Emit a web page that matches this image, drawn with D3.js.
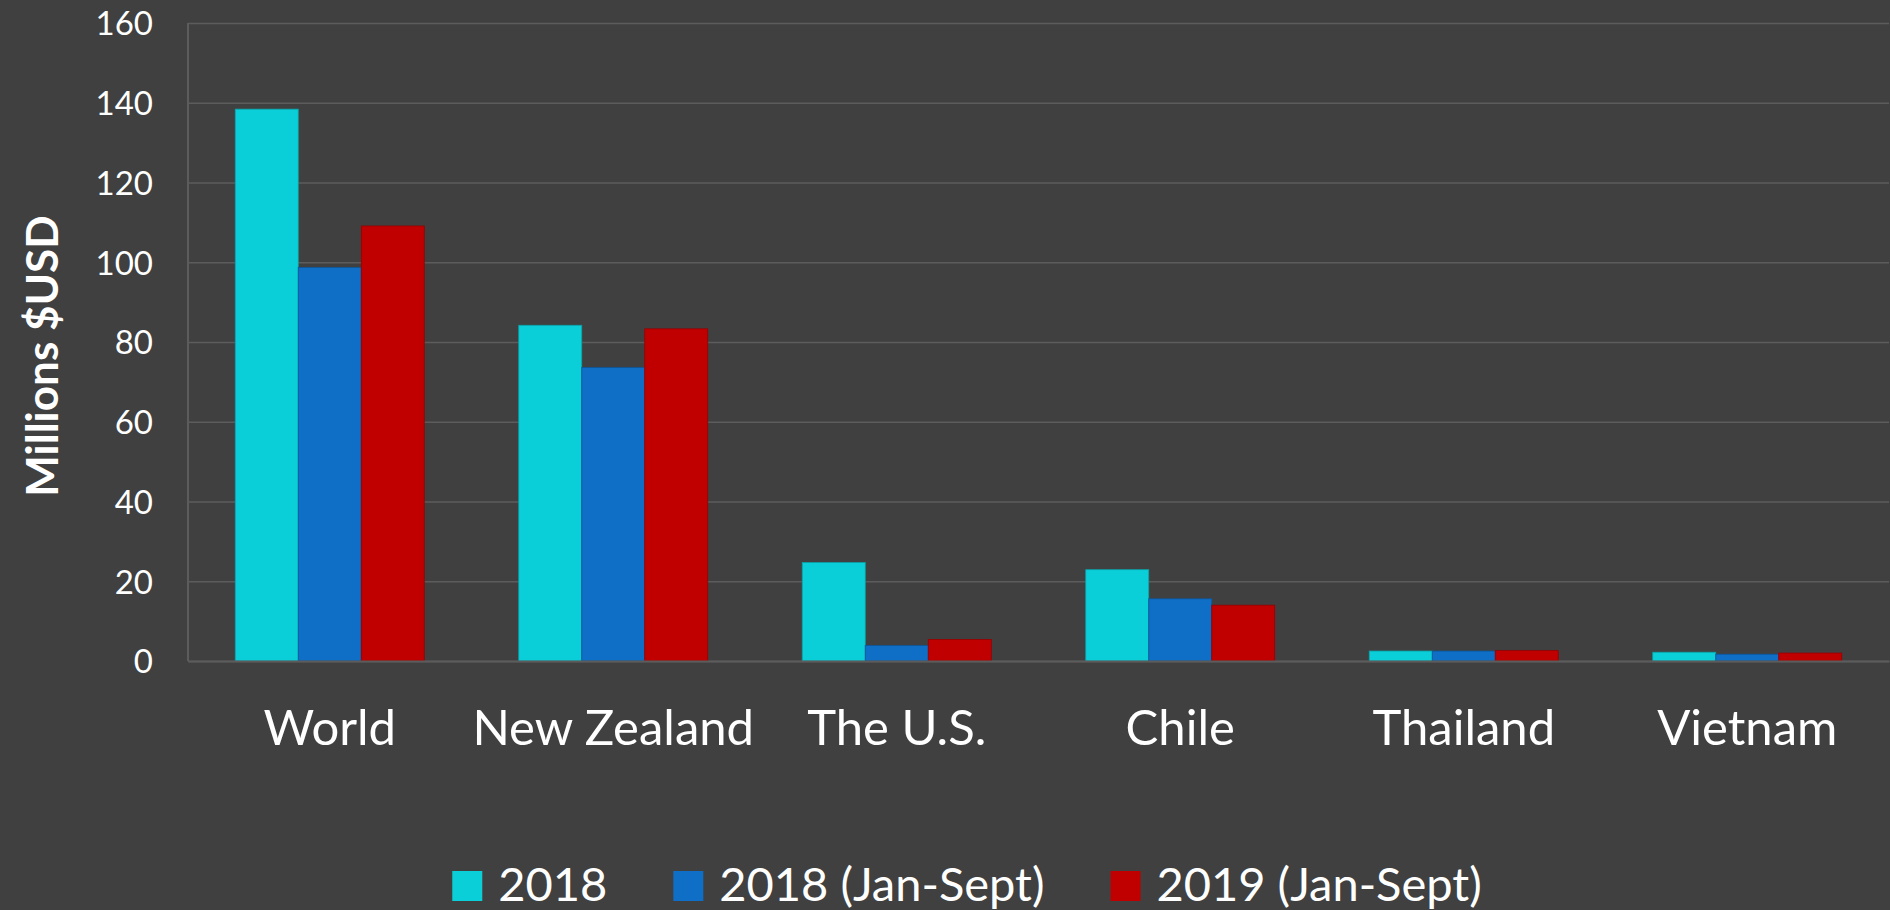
<!DOCTYPE html>
<html>
<head>
<meta charset="utf-8">
<script src="https://cdn.jsdelivr.net/npm/d3@7"></script>
<style>
  html, body { margin: 0; padding: 0; background: #404040; }
  svg { display: block; font-family: Lato, "Open Sans", sans-serif; }
</style>
</head>
<body>
<div id="chart"></div>
<script>
// data
var categories = ["World", "New Zealand", "The U.S.", "Chile", "Thailand", "Vietnam"];
var seriesNames = ["2018", "2018 (Jan-Sept)", "2019 (Jan-Sept)"];
var values2018 = [138.4, 84.2, 24.7, 22.9, 2.5, 2.2];
var valuesJanSept2018 = [98.7, 73.6, 3.9, 15.6, 2.5, 1.7];
var valuesJanSept2019 = [109.1, 83.3, 5.4, 14.0, 2.6, 2.0];
var yTicks = [0, 20, 40, 60, 80, 100, 120, 140, 160];
var colors = ["#0bcfd8", "#0f6fc6", "#c00000"];

var seriesValues = [values2018, valuesJanSept2018, valuesJanSept2019];

var width = 1890;
var height = 910;
var plotLeft = 188;
var plotRight = 1889;
var plotTop = 23;
var plotBottom = 661;
var font = "Lato, 'Open Sans', sans-serif";

var svg = d3.select("#chart")
    .append("svg")
    .attr("width", width)
    .attr("height", height);

svg.append("rect")
    .attr("width", width)
    .attr("height", height)
    .attr("fill", "#404040");

// scales
var x0 = d3.scaleBand()
    .domain(categories)
    .range([plotLeft, plotRight])
    .paddingInner(1/3)
    .paddingOuter(1/6);

var x1 = d3.scaleBand()
    .domain(seriesNames)
    .range([0, x0.bandwidth()]);

var y = d3.scaleLinear()
    .domain([0, 160])
    .range([plotBottom, plotTop]);

// gridlines + y tick labels
var yAxis = d3.axisLeft(y)
    .tickValues(yTicks)
    .tickSize(-(plotRight - plotLeft))
    .tickPadding(35)
    .tickFormat(d3.format("d"));

var yAxisGroup = svg.append("g")
    .attr("class", "yAxis")
    .attr("transform", `translate(${plotLeft},0)`)
    .call(yAxis)
    .attr("font-family", font);

yAxisGroup.select(".domain").remove();
yAxisGroup.selectAll(".tick line")
    .attr("stroke", "#5c5c5c")
    .attr("stroke-width", 1.3);
yAxisGroup.selectAll(".tick text")
    .attr("fill", "#ffffff")
    .attr("font-size", 33)
    .attr("dy", "0.36em");

// left axis line
svg.append("line")
    .attr("x1", plotLeft)
    .attr("x2", plotLeft)
    .attr("y1", plotTop)
    .attr("y2", plotBottom)
    .attr("stroke", "#5c5c5c")
    .attr("stroke-width", 2);

// bars
var groups = svg.append("g")
    .selectAll("g")
    .data(categories)
    .enter()
    .append("g")
    .attr("transform", function(d) { return `translate(${x0(d)},0)`; });

groups.selectAll("rect")
    .data(function(d, i) {
        return seriesNames.map(function(s, j) {
            return { series: s, value: seriesValues[j][i], color: colors[j] };
        });
    })
    .enter()
    .append("rect")
    .attr("x", function(d) { return x1(d.series); })
    .attr("y", function(d) { return y(d.value); })
    .attr("width", x1.bandwidth())
    .attr("height", function(d) { return y(0) - y(d.value); })
    .attr("fill", function(d) { return d.color; })
    .attr("stroke", function(d) { return d3.color(d.color).darker(0.7); })
    .attr("stroke-width", 0.8);

// baseline axis with category labels
var xAxis = d3.axisBottom(x0).tickSize(0).tickPadding(0);
var xAxisGroup = svg.append("g")
    .attr("class", "xAxis")
    .attr("transform", `translate(0,${plotBottom})`)
    .call(xAxis)
    .attr("font-family", font);

xAxisGroup.select(".domain")
    .attr("stroke", "#5c5c5c")
    .attr("stroke-width", 2);
xAxisGroup.selectAll(".tick text")
    .attr("fill", "#ffffff")
    .attr("font-size", 49)
    .attr("y", 84)
    .attr("dy", 0);

// y-axis title
svg.append("text")
    .attr("transform", "translate(58,356) rotate(-90)")
    .attr("text-anchor", "middle")
    .attr("fill", "#ffffff")
    .attr("font-size", 44)
    .attr("font-weight", "bold")
    .text("Millions $USD");

// legend
var legend = svg.append("g").attr("class", "legend");
var lx = 0;
seriesNames.forEach(function(name, i) {
    var item = legend.append("g").attr("transform", `translate(${lx},0)`);
    item.append("rect")
        .attr("x", 0)
        .attr("y", 871)
        .attr("width", 30)
        .attr("height", 30)
        .attr("fill", colors[i]);
    var t = item.append("text")
        .attr("x", 46)
        .attr("y", 901)
        .attr("fill", "#ffffff")
        .attr("font-size", 47)
        .text(name);
    lx += 46 + t.node().getComputedTextLength() + 66;
});
var legendWidth = lx - 66;
legend.attr("transform", `translate(${967 - legendWidth / 2},0)`);
</script>
</body>
</html>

| Goal |
Images should not appear in the copy; retype the listing above exactly.

| Answer |
Emit a web page that matches this image, drawn with D3.js.
<!DOCTYPE html>
<html>
<head>
<meta charset="utf-8">
<script src="https://cdn.jsdelivr.net/npm/d3@7"></script>
<style>
  html, body { margin: 0; padding: 0; background: #404040; }
  svg { display: block; font-family: Lato, "Open Sans", sans-serif; }
</style>
</head>
<body>
<div id="chart"></div>
<script>
// data
var categories = ["World", "New Zealand", "The U.S.", "Chile", "Thailand", "Vietnam"];
var seriesNames = ["2018", "2018 (Jan-Sept)", "2019 (Jan-Sept)"];
var values2018 = [138.4, 84.2, 24.7, 22.9, 2.5, 2.2];
var valuesJanSept2018 = [98.7, 73.6, 3.9, 15.6, 2.5, 1.7];
var valuesJanSept2019 = [109.1, 83.3, 5.4, 14.0, 2.6, 2.0];
var yTicks = [0, 20, 40, 60, 80, 100, 120, 140, 160];
var colors = ["#0bcfd8", "#0f6fc6", "#c00000"];

var seriesValues = [values2018, valuesJanSept2018, valuesJanSept2019];

var width = 1890;
var height = 910;
var plotLeft = 188;
var plotRight = 1889;
var plotTop = 23;
var plotBottom = 661;
var font = "Lato, 'Open Sans', sans-serif";

var svg = d3.select("#chart")
    .append("svg")
    .attr("width", width)
    .attr("height", height);

svg.append("rect")
    .attr("width", width)
    .attr("height", height)
    .attr("fill", "#404040");

// scales
var x0 = d3.scaleBand()
    .domain(categories)
    .range([plotLeft, plotRight])
    .paddingInner(1/3)
    .paddingOuter(1/6);

var x1 = d3.scaleBand()
    .domain(seriesNames)
    .range([0, x0.bandwidth()]);

var y = d3.scaleLinear()
    .domain([0, 160])
    .range([plotBottom, plotTop]);

// gridlines + y tick labels
var yAxis = d3.axisLeft(y)
    .tickValues(yTicks)
    .tickSize(-(plotRight - plotLeft))
    .tickPadding(35)
    .tickFormat(d3.format("d"));

var yAxisGroup = svg.append("g")
    .attr("class", "yAxis")
    .attr("transform", `translate(${plotLeft},0)`)
    .call(yAxis)
    .attr("font-family", font);

yAxisGroup.select(".domain").remove();
yAxisGroup.selectAll(".tick line")
    .attr("stroke", "#5c5c5c")
    .attr("stroke-width", 1.3);
yAxisGroup.selectAll(".tick text")
    .attr("fill", "#ffffff")
    .attr("font-size", 33)
    .attr("dy", "0.36em");

// left axis line
svg.append("line")
    .attr("x1", plotLeft)
    .attr("x2", plotLeft)
    .attr("y1", plotTop)
    .attr("y2", plotBottom)
    .attr("stroke", "#5c5c5c")
    .attr("stroke-width", 2);

// bars
var groups = svg.append("g")
    .selectAll("g")
    .data(categories)
    .enter()
    .append("g")
    .attr("transform", function(d) { return `translate(${x0(d)},0)`; });

groups.selectAll("rect")
    .data(function(d, i) {
        return seriesNames.map(function(s, j) {
            return { series: s, value: seriesValues[j][i], color: colors[j] };
        });
    })
    .enter()
    .append("rect")
    .attr("x", function(d) { return x1(d.series); })
    .attr("y", function(d) { return y(d.value); })
    .attr("width", x1.bandwidth())
    .attr("height", function(d) { return y(0) - y(d.value); })
    .attr("fill", function(d) { return d.color; })
    .attr("stroke", function(d) { return d3.color(d.color).darker(0.7); })
    .attr("stroke-width", 0.8);

// baseline axis with category labels
var xAxis = d3.axisBottom(x0).tickSize(0).tickPadding(0);
var xAxisGroup = svg.append("g")
    .attr("class", "xAxis")
    .attr("transform", `translate(0,${plotBottom})`)
    .call(xAxis)
    .attr("font-family", font);

xAxisGroup.select(".domain")
    .attr("stroke", "#5c5c5c")
    .attr("stroke-width", 2);
xAxisGroup.selectAll(".tick text")
    .attr("fill", "#ffffff")
    .attr("font-size", 49)
    .attr("y", 84)
    .attr("dy", 0);

// y-axis title
svg.append("text")
    .attr("transform", "translate(58,356) rotate(-90)")
    .attr("text-anchor", "middle")
    .attr("fill", "#ffffff")
    .attr("font-size", 44)
    .attr("font-weight", "bold")
    .text("Millions $USD");

// legend
var legend = svg.append("g").attr("class", "legend");
var lx = 0;
seriesNames.forEach(function(name, i) {
    var item = legend.append("g").attr("transform", `translate(${lx},0)`);
    item.append("rect")
        .attr("x", 0)
        .attr("y", 871)
        .attr("width", 30)
        .attr("height", 30)
        .attr("fill", colors[i]);
    var t = item.append("text")
        .attr("x", 46)
        .attr("y", 901)
        .attr("fill", "#ffffff")
        .attr("font-size", 47)
        .text(name);
    lx += 46 + t.node().getComputedTextLength() + 66;
});
var legendWidth = lx - 66;
legend.attr("transform", `translate(${967 - legendWidth / 2},0)`);
</script>
</body>
</html>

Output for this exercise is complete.